There are other ways to prevent the developers and DBA people to get their work done, although the test LPARs are fine ... for example:
forbid the access to production data by (legitimate) legal issues, which everybody understands, but: the test data provided (which has gone through an anonymization process) is so bad, that testing the applications is not possible any more, due to inconsistencies and irrelevant test data. So the DBA people and developers find ways to do the tests on copies of production data (on special LPARs), which has legal issues, and many problems with respect to availability and access time (you have to wait weeks !! before you can get a test running there etc.) like below: <quote> it was something like a psychiatric disorder, in corporate terms, even though intellectually, rationally, everybody knew this pattern was madness. </quote> Kind regards Bernd Am 08.01.2015 um 08:53 schrieb Timothy Sipples:
Also, if they are running things in production that they shouldn't be, find out if they're doing that because they're starved for resources elsewhere (i.e. in development or test). If that's another problem, fix that, too. Maybe solving that problem requires a conversation with IBM and some other parties. People have to get their (legitimate) work done, and that includes developers and DBAs.

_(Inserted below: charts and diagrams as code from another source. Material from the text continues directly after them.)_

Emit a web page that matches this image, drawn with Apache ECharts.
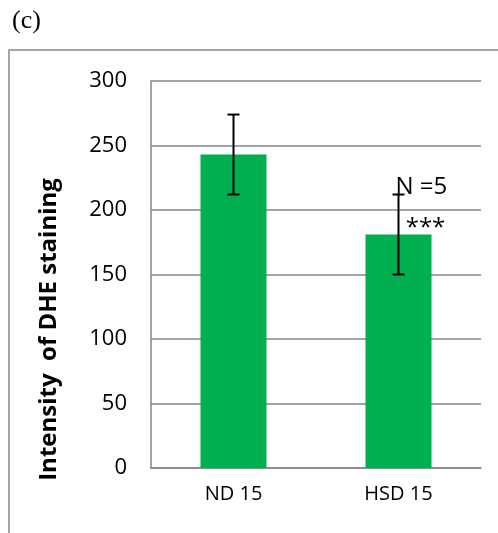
<!DOCTYPE html>
<html><head><meta charset="utf-8">
<script src="https://cdn.jsdelivr.net/npm/echarts@6/dist/echarts.min.js"></script>
<style>html,body{margin:0;padding:0;background:#fff}#c{width:498px;height:533px}</style>
</head><body><div id="c"></div>
<script>
const categories = ['ND 15', 'HSD 15'];
const means = [243, 181];
const errors = [31, 31];
const yTicks = [0, 50, 100, 150, 200, 250, 300];
const annotations = [
  {cat: 1, value: 212, text: 'N =5'},
  {cat: 1, value: 181, text: '***'}
];

const chart = echarts.init(document.getElementById('c'));
const errData = categories.map((c, i) => [i, means[i] - errors[i], means[i] + errors[i]]);
const annData = annotations.map(a => [a.cat, a.value]);
chart.setOption({
  animation: false,
  graphic: [
    {type: 'rect', shape: {x: 9, y: 50, width: 495, height: 500}, style: {fill: 'none', stroke: '#888', lineWidth: 1.5}},
    {type: 'text', left: 12, top: 8, style: {text: '(c)', font: '26px "Liberation Serif"', fill: '#000'}}
  ],
  grid: {left: 151, right: 17, top: 81, bottom: 65},
  xAxis: {
    type: 'category', data: categories,
    axisLine: {lineStyle: {color: '#868686', width: 1.5}},
    axisTick: {show: false},
    axisLabel: {color: '#000', fontSize: 20, fontFamily: 'Open Sans', margin: 16}
  },
  yAxis: {
    type: 'value', min: 0, max: 300, interval: 50,
    name: 'Intensity  of DHE staining', nameLocation: 'middle', nameGap: 90,
    nameTextStyle: {fontSize: 24, fontWeight: 'bold', fontFamily: 'Open Sans', color: '#000', padding: [0, 110, 0, 0]},
    axisLine: {show: true, lineStyle: {color: '#868686', width: 1.5}},
    axisTick: {show: false},
    splitLine: {lineStyle: {color: '#868686', width: 1.5}},
    axisLabel: {color: '#000', fontSize: 22, fontFamily: 'Open Sans', margin: 24,
      formatter: v => yTicks.includes(v) ? String(v) : ''}
  },
  series: [
    {type: 'bar', data: means, barWidth: '40%', itemStyle: {color: '#00b050'}},
    {type: 'custom', data: errData, z: 10,
      renderItem: (params, api) => {
        const x = api.value(0);
        const lo = api.coord([x, api.value(1)]);
        const hi = api.coord([x, api.value(2)]);
        const hw = 6;
        const st = {stroke: '#000', lineWidth: 2};
        return {type: 'group', children: [
          {type: 'line', shape: {x1: lo[0], y1: lo[1], x2: hi[0], y2: hi[1]}, style: st},
          {type: 'line', shape: {x1: lo[0] - hw, y1: lo[1], x2: lo[0] + hw, y2: lo[1]}, style: st},
          {type: 'line', shape: {x1: hi[0] - hw, y1: hi[1], x2: hi[0] + hw, y2: hi[1]}, style: st}
        ]};
      }
    },
    {type: 'custom', data: annData, z: 20,
      renderItem: (params, api) => {
        const p = api.coord([api.value(0), api.value(1)]);
        const a = annotations[params.dataIndex];
        const isN = a.text.startsWith('N');
        return {type: 'text', x: p[0] + (isN ? -3 : 27), y: p[1] + (isN ? -7 : -6),
          style: {text: a.text, fill: '#000', font: (isN ? '24px' : '24px') + ' "Open Sans"',
            align: isN ? 'left' : 'center', verticalAlign: 'middle'}};
      }
    }
  ]
});
</script></body></html>
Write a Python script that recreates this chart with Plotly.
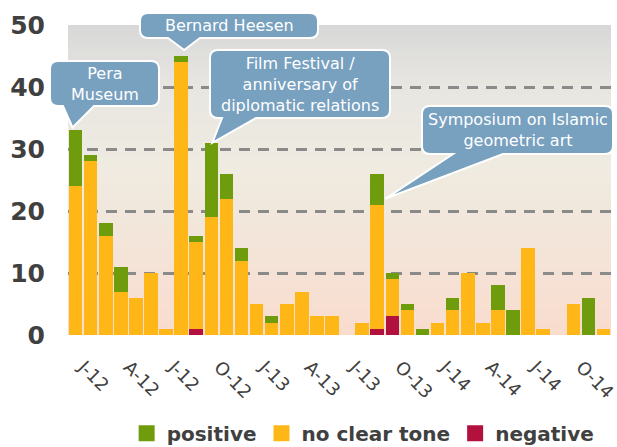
import plotly.graph_objects as go

# Monthly media coverage, January 2012 - December 2014
months = [f"{y}-{m:02d}" for y in (2012, 2013, 2014) for m in range(1, 13)]
tick_months = months[::3]
tick_labels = ["J-12", "A-12", "J-12", "O-12", "J-13", "A-13",
               "J-13", "O-13", "J-14", "A-14", "J-14", "O-14"]

negative = [0, 0, 0, 0, 0, 0, 0, 0, 1, 0, 0, 0,
            0, 0, 0, 0, 0, 0, 0, 0, 1, 3, 0, 0,
            0, 0, 0, 0, 0, 0, 0, 0, 0, 0, 0, 0]
no_clear_tone = [24, 28, 16, 7, 6, 10, 1, 44, 14, 19, 22, 12,
                 5, 2, 5, 7, 3, 3, 0, 2, 20, 6, 4, 0,
                 2, 4, 10, 2, 4, 0, 14, 1, 0, 5, 0, 1]
positive = [9, 1, 2, 4, 0, 0, 0, 1, 1, 12, 4, 2,
            0, 1, 0, 0, 0, 0, 0, 0, 5, 1, 1, 1,
            0, 2, 0, 0, 4, 4, 0, 0, 0, 0, 6, 0]

# Callouts: (text, month of the bar it points at, box in px, pointer base x's, tip offset px)
callouts = [
    ("Pera<br>Museum", "2012-01", (50, 61, 159, 106), (63, 94), (-3, -3)),
    ("Bernard Heesen", "2012-08", (140, 13, 318, 38), (168, 200), (3, -6)),
    ("Film Festival /<br>anniversary of<br>diplomatic relations", "2012-10",
     (210, 50, 390, 118), (222, 256), (1, 0)),
    ("Symposium on Islamic<br>geometric art", "2013-09", (422, 106, 613, 154), (453, 503), (8, 25)),
]

GREEN = "#6E9C0C"
ORANGE = "#FFB718"
RED = "#B3113D"
CALLOUT = "#78A0BF"
TEXT = "#404040"

W, H = 617, 447
L_M, R_M, T_M, B_M = 68, 6, 25, 112
PW, PH = W - L_M - R_M, H - T_M - B_M
Y_MAX = 50
N_CAT = len(months)


def to_paper(px, py):
    return (px - L_M) / PW, (H - B_M - py) / PH


def bar_px(month, value):
    i = months.index(month)
    return L_M + (i + 0.5) * PW / N_CAT, (H - B_M) - value * PH / Y_MAX


fig = go.Figure()
fig.add_bar(x=months, y=negative, name="negative", marker=dict(color=RED, line=dict(width=0)),
            showlegend=False)
fig.add_bar(x=months, y=no_clear_tone, name="no clear tone", marker=dict(color=ORANGE, line=dict(width=0)),
            showlegend=False)
fig.add_bar(x=months, y=positive, name="positive", marker=dict(color=GREEN, line=dict(width=0)),
            showlegend=False)

# legend swatches
for name, col in (("positive", GREEN), ("no clear tone", ORANGE), ("negative", RED)):
    fig.add_scatter(x=[None], y=[None], mode="markers", name=name,
                    marker=dict(symbol="square", size=16, color=col))

shapes = []
# plot-area gradient: peach at the bottom, cream in the middle, grey at the top
stops = [(0.0, (249, 220, 206)), (0.3, (243, 229, 217)), (0.55, (239, 235, 225)),
         (0.8, (231, 230, 225)), (1.0, (216, 216, 216))]


def grad(t):
    for (t0, c0), (t1, c1) in zip(stops[:-1], stops[1:]):
        if t0 <= t <= t1:
            f = (t - t0) / (t1 - t0)
            return "rgb(%d,%d,%d)" % tuple(round(a + (b - a) * f) for a, b in zip(c0, c1))
    return "rgb(%d,%d,%d)" % stops[-1][1]


N = 80
for k in range(N):
    shapes.append(dict(type="rect", xref="paper", yref="paper", x0=0, x1=1,
                       y0=k / N, y1=min(1, (k + 1.6) / N), fillcolor=grad((k + 0.5) / N),
                       line=dict(width=0), layer="below"))

annotations = []
for text, month, (bl, bt, br, bb), (b1, b2), (dx, dy) in callouts:
    total = sum(s[months.index(month)] for s in (negative, no_clear_tone, positive))
    tx, ty = bar_px(month, total)
    tx, ty = tx + dx, ty + dy
    r = 8
    pts = [("M", bl + r, bt), ("L", br - r, bt), ("Q", br, bt, br, bt + r), ("L", br, bb - r),
           ("Q", br, bb, br - r, bb), ("L", b2, bb), ("L", tx, ty), ("L", b1, bb),
           ("L", bl + r, bb), ("Q", bl, bb, bl, bb - r), ("L", bl, bt + r),
           ("Q", bl, bt, bl + r, bt)]
    path = ""
    for p in pts:
        cmd, coords = p[0], p[1:]
        seg = []
        for j in range(0, len(coords), 2):
            xp, yp = to_paper(coords[j], coords[j + 1])
            seg.append(f"{xp:.5f},{yp:.5f}")
        path += cmd + " ".join(seg)
    path += "Z"
    shapes.append(dict(type="path", xref="paper", yref="paper", path=path,
                       fillcolor=CALLOUT, line=dict(color="white", width=2), layer="above"))
    cx, cy = to_paper((bl + br) / 2, (bt + bb) / 2)
    annotations.append(dict(text=text, x=cx, y=cy, xref="paper", yref="paper",
                            showarrow=False, xanchor="center", yanchor="middle", align="center",
                            font=dict(family="DejaVu Sans", size=16, color="white")))

fig.update_layout(
    width=W, height=H,
    margin=dict(l=L_M, r=R_M, t=T_M, b=B_M, pad=0, autoexpand=False),
    paper_bgcolor="white", plot_bgcolor="rgba(0,0,0,0)",
    barmode="stack", bargap=0.1,
    font=dict(family="DejaVu Sans", color=TEXT),
    shapes=shapes, annotations=annotations,
    legend=dict(orientation="h", x=0.108, xanchor="left", y=-0.317, yanchor="middle",
                itemsizing="trace", traceorder="normal", bgcolor="rgba(0,0,0,0)",
                font=dict(family="DejaVu Sans", size=20, color=TEXT, weight="bold")),
)
fig.update_xaxes(type="category", categoryorder="array", categoryarray=months,
                 range=[-0.5, N_CAT - 0.5], tickmode="array", tickvals=tick_months,
                 ticktext=["\u00a0\u00a0" + t for t in tick_labels], tickangle=45, ticks="",
                 showgrid=False, showline=False, zeroline=False, ticklabelstandoff=9,
                 automargin=False,
                 tickfont=dict(family="DejaVu Sans", size=18, color=TEXT))
fig.update_yaxes(range=[0, Y_MAX], dtick=10, tick0=0, showgrid=True, gridcolor="#8A8A8A",
                 gridwidth=2.5, griddash="11px,8px", zeroline=False, showline=False, ticks="",
                 ticklabelstandoff=22, automargin=False,
                 tickfont=dict(family="DejaVu Sans", size=25, color=TEXT, weight="bold"))

fig.write_html("out.html")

I recall one customer that starved its non-production users so badly that it was something like a psychiatric disorder, in corporate terms, even though intellectually, rationally, everybody knew this pattern was madness. We ended up working with the customer to come up with a mutually agreeable and very effective solution that kept the customer from repeatedly cutting themselves. :-) It's best not to speculate about the exact solution, but "talk to your doctor" if merited.